In some years we have been fortunate enough to have the author join us for a talk and book signing (Gregory Maguire, Sandra Cisneros, Sara Gruen have joined us. And, Khaled Hosseini via an off-site taped interview) and this is of course a highlight of the year.

However, the success of the year does not depend upon an author event. The breadth and depth of programming provided by Saratoga Reads! and partner organizations is extraordinary. For a thorough look at this year's celebration of The Guernsey Literary and Potato Peel Pie Society I invite you to scroll through our online events calendar.

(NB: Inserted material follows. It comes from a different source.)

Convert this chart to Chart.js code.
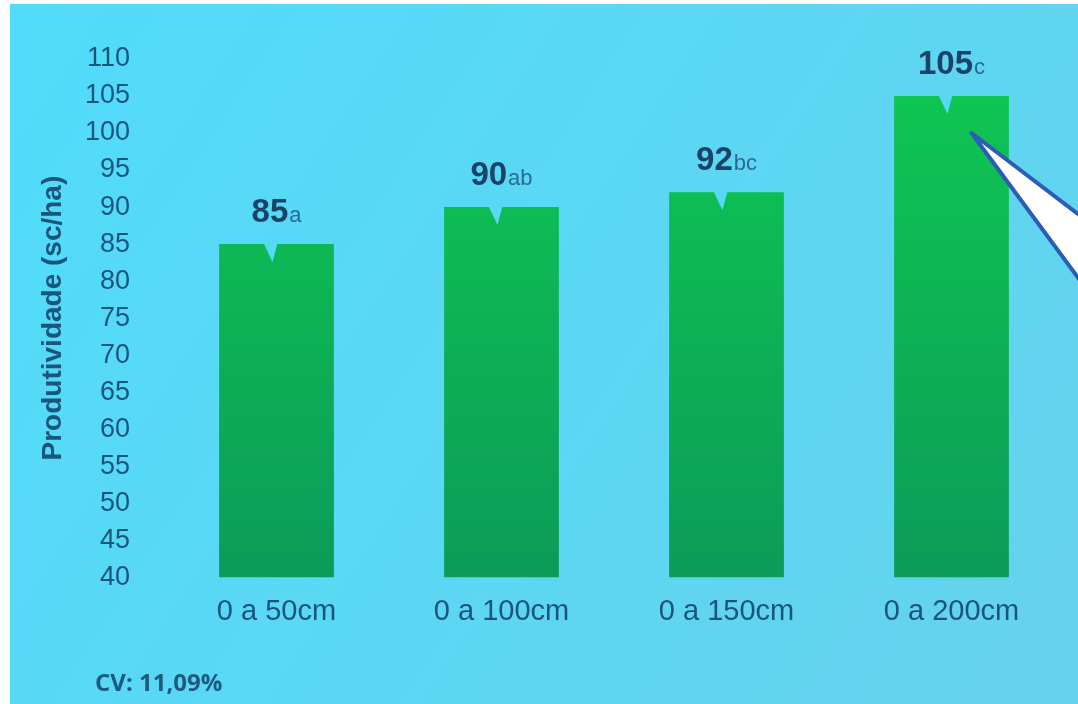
<!DOCTYPE html>
<html>
<head>
<meta charset="utf-8">
<title>Produtividade</title>
<script src="https://cdn.jsdelivr.net/npm/chart.js"></script>
<style>
    body { margin: 0 ; background: #ffffff ; overflow: hidden ; }
    #box { width: 1078px ; height: 704px ; position: relative ; }
</style>
</head>
<body>
<div id="box"><canvas id="myChart1"></canvas></div>
<script>
var categories = ["0 a 50cm" , "0 a 100cm" , "0 a 150cm" , "0 a 200cm"] ;
var produtividade = [85 , 90 , 92 , 105] ;
var letras = ["a" , "ab" , "bc" , "c"] ;
var yTicks = [40 , 45 , 50 , 55 , 60 , 65 , 70 , 75 , 80 , 85 , 90 , 95 , 100 , 105 , 110] ;
var cvText = "CV: 11,09%" ;

var textColor = "#1a557c" ;

// background of the slide photo (white edge on the left and top)
var slideBackground = {
    id : "slideBackground" ,
    beforeDraw : function(chart){
        var ctx = chart.ctx ;
        ctx.save() ;
        ctx.fillStyle = "#ffffff" ;
        ctx.fillRect(0 , 0 , chart.width , chart.height) ;
        var g = ctx.createLinearGradient(0 , 0 , chart.width , chart.height) ;
        g.addColorStop(0 , "#50dcfa") ;
        g.addColorStop(1 , "#66d2ec") ;
        ctx.fillStyle = g ;
        ctx.fillRect(10 , 4 , chart.width - 10 , chart.height - 4) ;
        ctx.restore() ;
    }
} ;

// value + letter above each bar, the little notch, the callout and the CV note
var barLabels = {
    id : "barLabels" ,
    afterDatasetsDraw : function(chart){
        var ctx = chart.ctx ;
        var meta = chart.getDatasetMeta(0) ;
        ctx.save() ;
        meta.data.forEach(function(bar , i){
            // notch
            ctx.fillStyle = "#57d9f4" ;
            ctx.beginPath() ;
            ctx.moveTo(bar.x - 13 , bar.y - 1) ;
            ctx.lineTo(bar.x + 1 , bar.y - 1) ;
            ctx.lineTo(bar.x - 4 , bar.y + 18) ;
            ctx.closePath() ;
            ctx.fill() ;

            var main = String(produtividade[i]) ;
            var suf = letras[i] ;
            ctx.font = "bold 33px 'Liberation Sans', Arial, sans-serif" ;
            var w1 = ctx.measureText(main).width ;
            ctx.font = "22px 'Liberation Sans', Arial, sans-serif" ;
            var w2 = ctx.measureText(suf).width ;
            var x0 = bar.x - (w1 + w2 + 1) / 2 ;
            var yb = bar.y - 22 ;
            ctx.textBaseline = "alphabetic" ;
            ctx.textAlign = "left" ;
            ctx.fillStyle = "#1b4268" ;
            ctx.font = "bold 33px 'Liberation Sans', Arial, sans-serif" ;
            ctx.fillText(main , x0 , yb) ;
            ctx.fillStyle = "#2a6a90" ;
            ctx.font = "22px 'Liberation Sans', Arial, sans-serif" ;
            ctx.fillText(suf , x0 + w1 + 1 , yb) ;
        }) ;

        // callout pointing at the last bar
        var last = meta.data[meta.data.length - 1] ;
        var tx = last.x + 20 , ty = last.y + 37 ;
        ctx.beginPath() ;
        ctx.moveTo(tx , ty) ;
        ctx.lineTo(chart.width + 4 , ty + 84) ;
        ctx.lineTo(chart.width + 4 , ty + 150) ;
        ctx.closePath() ;
        ctx.fillStyle = "#ffffff" ;
        ctx.fill() ;
        ctx.lineWidth = 4 ;
        ctx.lineJoin = "round" ;
        ctx.strokeStyle = "#2c5cb8" ;
        ctx.stroke() ;

        // CV note
        ctx.fillStyle = "#1d5a80" ;
        ctx.font = "bold 24px 'Open Sans', sans-serif" ;
        ctx.textAlign = "left" ;
        ctx.fillText(cvText , 95 , 691) ;
        ctx.restore() ;
    }
} ;

var myChart1 = document.getElementById("myChart1").getContext("2d") ;
var chart = new Chart(myChart1 , {
    type : "bar" ,
    data : {
        labels : categories ,
        datasets : [
            {
                label : "Produtividade" ,
                data : produtividade ,
                backgroundColor : function(c){
                    var ca = c.chart.chartArea ;
                    if(!ca) return "#0bb455" ;
                    var g = c.chart.ctx.createLinearGradient(0 , ca.top , 0 , ca.bottom) ;
                    g.addColorStop(0 , "#0fc852") ;
                    g.addColorStop(1 , "#0b9c58") ;
                    return g ;
                } ,
                borderWidth : 0 ,
                categoryPercentage : 1 ,
                barPercentage : 0.51
            }
        ]
    } ,
    options : {
        responsive : true ,
        maintainAspectRatio : false ,
        animation : false ,
        layout : { padding : { top : 59 , bottom : 58 , left : 0 , right : 14 } } ,
        plugins : {
            legend : { display : false } ,
            tooltip : { enabled : false }
        } ,
        scales : {
            x : {
                grid : { display : false , drawTicks : false } ,
                border : { display : false } ,
                ticks : {
                    color : textColor ,
                    padding : 17 ,
                    font : { family : "'Liberation Sans', Arial, sans-serif" , size : 29 }
                }
            } ,
            y : {
                min : 40 ,
                max : 110 ,
                afterFit : function(scale){ scale.width = 164 ; } ,
                afterBuildTicks : function(scale){
                    scale.ticks = yTicks.map(function(v){ return { value : v } ; }) ;
                } ,
                grid : { display : false , drawTicks : false } ,
                border : { display : false } ,
                ticks : {
                    color : textColor ,
                    padding : 34 ,
                    font : { family : "'Liberation Sans', Arial, sans-serif" , size : 27 }
                } ,
                title : {
                    display : true ,
                    text : "Produtividade (sc/ha)" ,
                    color : textColor ,
                    padding : { top : 36 , bottom : 0 } ,
                    font : { family : "'Liberation Sans', Arial, sans-serif" , size : 28 , weight : "bold" }
                }
            }
        }
    } ,
    plugins : [slideBackground , barLabels]
}) ;
</script>
</body>
</html>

3 - How do you let people know about the overall program and individual activities?
Saratoga Reads! works very hard to let people know about the program and activities. We have a PR Coordinator on the executive board who coordinates all efforts of an action board committee consisting of a Print Promotions Action Chair, Electronic Promotion Action Chair, Media Action Chair and Web Action Chair. We have an active web site. We maintain an email list and send a monthly e-letter and event announcements. We create large scale posters and bookmarks announcing the winning book. We create flyers for events. And, we produce media releases for each part of the process and grouping of events. We distribute relevant information through the school system.

4 - What ideas have worked really well for you?
Cultivating community partner organizations is critical to the success of a community reads program.

5 - What hasn't worked?
It's all trial and error! We have had six successful community reads and each book has it's successes and difficulties. Just go with it!

6 - What advice would you give to someone trying to start a campus or community reading program?
There are many community reading programs out there now. My advice would be to talk to contacts from programs in communities that are similar to yours and take it from there. Set goals, start small, and have fun!